Pranjal Jain is a 2019 Millennium Fellow, a student at Cornell University, former undocumented immigrant, and the founder of a revolutionary female empowerment media platform, Global Girlhood.
Global Girlhood aims to transform the way that women interact with each other across the globe. It does this by gathering common women’s stories of empowerment and then sharing those stories with other women in other communities. This, in turn, creates a global platform that bridges intercultural gaps and fosters lasting connections by creating a network of women who are invested in each others success.
Global Girlhood is a project that is very personal to Pranjal. Because she grew up as a South-Asian American and an undocumented immigrant, she did not see many role models in the media that looked like her or represented her.
“I rarely got to see women who looked like me and wanted to pursue the same field as me. That lack of representation fueled my background and my life up until now.”
To connect with women that were from the same culture as her, Pranjal spent the entire summer in 2019 interviewing women in the Jaipur community, where she was born. She went into the community intending to empower the women around her. However, once she started speaking to them she found her own personal empowerment through them. She interviewed these women on their stories, their childhood, most empowering moments, etc and was able to learn that the women that she interviewed were all already empowered in their own way.

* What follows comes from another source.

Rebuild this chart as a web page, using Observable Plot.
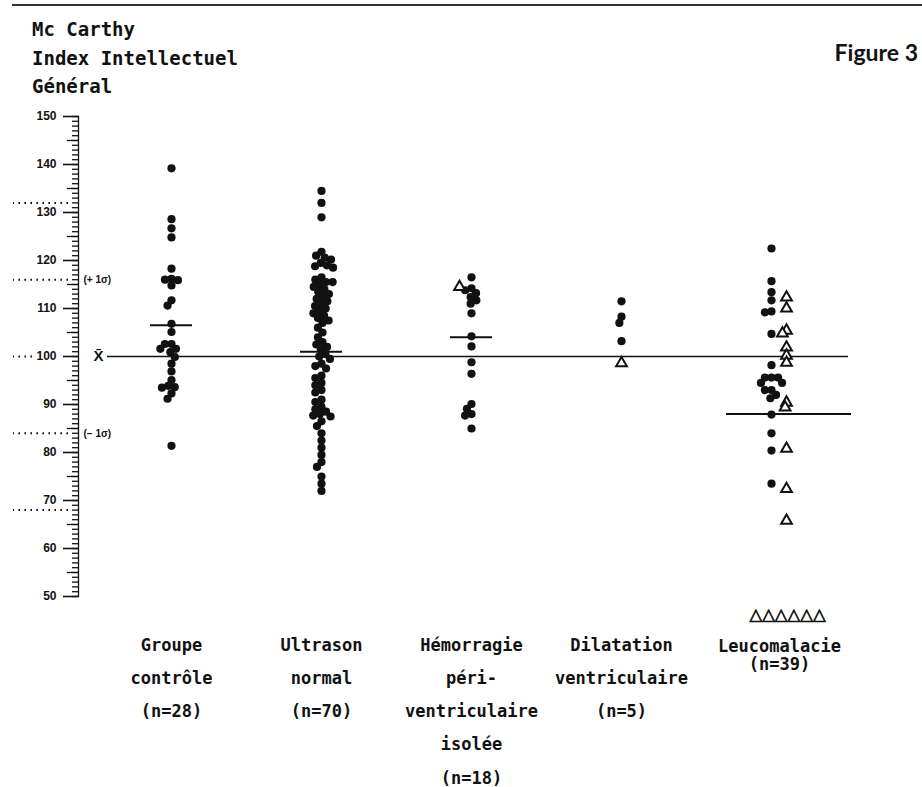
<!DOCTYPE html>
<html><head><meta charset="utf-8">
<script src="https://cdn.jsdelivr.net/npm/d3@7"></script>
<script src="https://cdn.jsdelivr.net/npm/@observablehq/plot@0.6"></script>
<style>
body{margin:0;background:#fff;}
#wrap{position:relative;width:922px;height:787px;overflow:hidden;background:#fff}
.rule{position:absolute;left:12px;right:0;top:4px;border-top:2px solid #333}
.title{position:absolute;left:32px;top:15px;font:bold 19px "DejaVu Sans Mono";line-height:28.5px;color:#111;white-space:pre}
.fig{position:absolute;right:4px;top:38px;font:bold 23px Lato;color:#111}
#chart{position:absolute;left:0;top:0}
</style></head><body>
<div id="wrap">
<div id="chart"></div>
<div class="rule"></div>
<div class="title">Mc Carthy
Index Intellectuel
Général</div>
<div class="fig">Figure 3</div>
</div>
<script>
// ---- data ----
const groups = ["Groupe contrôle", "Ultrason normal", "Hémorragie péri-ventriculaire isolée", "Dilatation ventriculaire", "Leucomalacie"];
const groupLabels = ["Groupe\ncontrôle\n(n=28)", "Ultrason\nnormal\n(n=70)", "Hémorragie\npéri-\nventriculaire\nisolée\n(n=18)", "Dilatation\nventriculaire\n(n=5)", "Leucomalacie\n(n=39)"];

const controleDots = [139.2, 128.6, 126.7, 124.8, 118.3, 116.2, 116, 115.9, 114.8, 111.7, 110.6, 106.8, 105.1, 102.6, 102.6, 101.6, 101.6, 100.9, 99.9, 98.5, 96.9, 95.1, 93.9, 93.6, 93.5, 92.3, 91.2, 81.4];
const ultrasonDots = [134.5, 132, 129, 121.8, 121, 120.6, 120.2, 119.5, 119, 118.8, 118.5, 116.5, 116, 115.5, 115.5, 115, 114.5, 114, 113.5, 113, 112.5, 112, 111.5, 111, 110.5, 110, 109.5, 109, 108.5, 108, 107.5, 107, 106, 105, 104, 103, 102.5, 102, 101.5, 100.5, 100, 99.5, 98.5, 98, 97.5, 96, 95.5, 94.5, 94, 93, 92.5, 91, 90.5, 89.5, 89, 88.5, 88, 87.7, 87.5, 86.5, 85.5, 84, 82.5, 81, 79.5, 78, 77, 75, 73.5, 72];
const hemorragieDots = [116.5, 114.2, 113.8, 113.2, 112.4, 111.7, 111, 109, 104.2, 102.1, 98.8, 96.4, 90.1, 89.1, 88, 87.7, 85];
const hemorragieTriangles = [114.5];
const dilatationDots = [111.5, 108.3, 107, 103.2];
const dilatationTriangles = [98.6];
const leucoDots = [122.5, 115.7, 113.4, 111.7, 109.4, 109.2, 104.7, 98.2, 95.6, 95.6, 95.6, 94.5, 94.5, 93, 93, 92, 91.3, 87.9, 84, 80.4, 73.5];
const leucoTriangles = [112.3, 110, 105.4, 104.8, 101.9, 100.2, 98.7, 90.4, 89.4, 80.8, 72.4, 65.8];
const leucoUntestable = 6;

const groupMeans = [106.5, 101, 104, null, 88];
const populationMean = 100;
const sigmaLines = [132, 116, 84, 68];
const sigmaLabels = ["(+ 1σ)", "(− 1σ)"];
const sigmaLabelValues = [116, 84];
const yMajorTicks = [50, 60, 70, 80, 90, 100, 110, 120, 130, 140, 150];
const yMidTicks = [55, 65, 75, 85, 95, 105, 115, 125, 135, 145];
const yMinorTicks = d3.range(50, 151, 1);

// ---- tables ----
const rowsOf = (vals, i) => vals.map(v => ({group: groups[i], value: v}));
const dotRows = [controleDots, ultrasonDots, hemorragieDots, dilatationDots, leucoDots].flatMap(rowsOf);
const meanRows = groupMeans.map((m, i) => ({group: groups[i], mean: m})).filter(d => d.mean != null);
const labelRows = groups.map((g, i) => ({group: g, label: groupLabels[i]}));
const sigmaRows = sigmaLabels.map((t, i) => ({t, v: sigmaLabelValues[i]}));

// centred beeswarm around each group's position on the x (point) scale
function swarm(options, {r = 3.8, padding = 0} = {}) {
  return Plot.initializer(options, (data, facets, channels, scales) => {
    const G = channels.x.value, V = channels.y.value;
    const n = V.length, D = 2 * r + padding;
    const bw = typeof scales.x.bandwidth === "function" ? scales.x.bandwidth() : (+scales.x.bandwidth || 0);
    const X = new Float64Array(n), Y = new Float64Array(n), O = new Float64Array(n);
    for (const I of facets) {
      for (const [g, idx] of d3.group(I, i => G[i])) {
        const cx = scales.x(g) + bw / 2;
        const placed = [];
        const order = Array.from(idx).sort((a, b) => V[b] - V[a]);
        for (const i of order) {
          const y = scales.y(V[i]);
          Y[i] = y;
          const cands = [0];
          for (const j of placed) {
            const dy = Y[j] - y;
            if (Math.abs(dy) < D) {
              const dx = Math.sqrt(D * D - dy * dy);
              cands.push(O[j] + dx, O[j] - dx);
            }
          }
          cands.sort((a, b) => Math.abs(a) - Math.abs(b) || a - b);
          let best = 0;
          for (const c of cands) {
            if (placed.every(j => { const ex = O[j] - c, ey = Y[j] - y; return ex * ex + ey * ey >= D * D - 1e-6; })) { best = c; break; }
          }
          O[i] = best;
          X[i] = cx + best;
          placed.push(i);
        }
      }
    }
    return {data, facets, channels: {x: {value: X}, y: {value: Y}}};
  });
}

const mono = "DejaVu Sans Mono";
const ink = "#111";
const chart = Plot.plot({
  width: 922, height: 787,
  marginTop: 116, marginBottom: 191, marginLeft: 78, marginRight: 58,
  x: {type: "point", domain: groups, padding: 0.62, axis: null, label: null},
  y: {domain: [50, 150], label: null},
  style: {background: "transparent", color: ink},
  marks: [
    // ruler-like y axis
    Plot.axisY(yMinorTicks, {tickSize: 6, fill: "none", label: null, strokeWidth: 1.3}),
    Plot.axisY(yMidTicks, {tickSize: 11, fill: "none", label: null, strokeWidth: 1.3}),
    Plot.axisY(yMajorTicks, {tickSize: 15, tickPadding: 7, label: null, strokeWidth: 1.6,
      fontSize: 12, fontWeight: "bold", fontFamily: "Liberation Sans"}),
    Plot.frame({anchor: "left", strokeWidth: 1.3}),
    // dotted reference lines in the margin
    Plot.axisY(sigmaLines, {tickSize: 55, dx: -10, fill: "none", label: null, strokeDasharray: "1.6,4.4", strokeWidth: 2}),
    Plot.axisY([populationMean], {tickSize: 19, dx: -46, fill: "none", label: null, strokeDasharray: "1.6,4.4", strokeWidth: 2}),
    Plot.text(sigmaRows, {y: "v", text: "t", frameAnchor: "left", dx: 5, textAnchor: "start",
      fontSize: 10, fontWeight: "bold", fontFamily: "Liberation Sans"}),
    Plot.text([populationMean], {y: d => d, text: () => "X\u0304", frameAnchor: "left", dx: 20,
      textAnchor: "middle", fontSize: 15, fontWeight: "bold", fontFamily: "Liberation Sans"}),
    // population mean line
    Plot.ruleY([populationMean], {insetLeft: 29, insetRight: 16, strokeWidth: 1.6}),
    // group means
    Plot.ruleY(meanRows.filter(d => d.group !== groups[4]), {x1: "group", x2: "group", y: "mean", insetLeft: -21, insetRight: -21, strokeWidth: 2}),
    Plot.ruleY(meanRows.filter(d => d.group === groups[4]), {x1: "group", x2: "group", y: "mean", insetLeft: -45, insetRight: -80, strokeWidth: 2}),
    // individual children
    Plot.dot(dotRows, swarm({x: "group", y: "value", r: 4.1, fill: ink, stroke: "none"}, {r: 4.1, padding: -1.6})),
    Plot.dot(rowsOf(hemorragieTriangles, 2), {x: "group", y: "value", symbol: "triangle", r: 4, dx: -12, fill: "white", stroke: ink, strokeWidth: 2}),
    Plot.dot(rowsOf(dilatationTriangles, 3), {x: "group", y: "value", symbol: "triangle", r: 4, fill: "white", stroke: ink, strokeWidth: 2}),
    Plot.dot(rowsOf(leucoTriangles, 4), swarm({x: "group", y: "value", symbol: "triangle", r: 4, dx: 15, fill: "white", stroke: ink, strokeWidth: 2}, {r: 4, padding: -3})),
    // untestable children shown below the axis
    Plot.text([leucoUntestable], {x: () => groups[4], text: n => "\u25B3".repeat(n), frameAnchor: "bottom", dy: 23, dx: 16,
      fontSize: 16.5, fontWeight: "bold", fontFamily: "DejaVu Sans", stroke: ink, strokeWidth: 0.7, fill: ink}),
    // group labels
    Plot.text(labelRows.filter(d => d.group !== groups[4]), {x: "group", text: "label", frameAnchor: "bottom", lineAnchor: "top",
      dy: 31, lineHeight: 1.95, fontSize: 17, fontWeight: "bold", fontFamily: mono}),
    Plot.text(labelRows.filter(d => d.group === groups[4]), {x: "group", text: "label", frameAnchor: "bottom", lineAnchor: "top",
      dy: 42, dx: 8, lineHeight: 1.1, fontSize: 17, fontWeight: "bold", fontFamily: mono})
  ]
});
document.getElementById("chart").appendChild(chart);
</script>
</body></html>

“Growing up, I heard that women in India are less empowered than other women. We are taught that women who are not here (in America) are not as empowered as we are. But that’s not true. When you go to those places and you ask the women their stories they are just as empowering if not more. They are just told differently and seen differently.”
From there, Pranjal had the realization that her project had to decolonize ideals that had been taught to her over a lifetime. She had to dispel the idea that empowerment has to look a certain way and realized that the women of Jaipur were empowered but they had different narratives of empowerment than women in America do.
Pranjal first heard of the Millennium Fellowship when she was a senior in high school through an alumnus of the Fellowship. She took part in his project and was able to learn more about the program from there. Since joining the Fellowship she was able to comport the lessons of the program to her project.
“I think the Fellowship really showed me the importance of community-based change. Growing up I used to think that change starts with one person. Media always idolizes that one person who spearheaded change but no change is done in isolation and the Millennium Fellowship definitely showed me that. Having a community of people that are supporting your project and are invested in your success showed me that we can only create change if we all do it together.”
Global Girlhood launched on December 19th, 2019 . To commemorate, they hosted a launch event in NYC at the Sap Next Gen Innovation Space. The event was grounded in storytelling and ensuring that attendees left feeling equipped to gather stories and seek the power within their own stories. The launch event featured a workshop on narrative building led by model and activist Shivani Persad and organizer Andrea Gonzalez. It also included storytelling circles meant to galvanize attendees to begin to formulate and share their stories. The event ended with a panel on the importance of authentic storytelling in generating social change featuring Amanda Rice of Chick Mission, Assemblywoman Hyndman, Assemblywoman Fernandez, activist Daphne Frias, and 13 year old climate activist Amelia Levinson.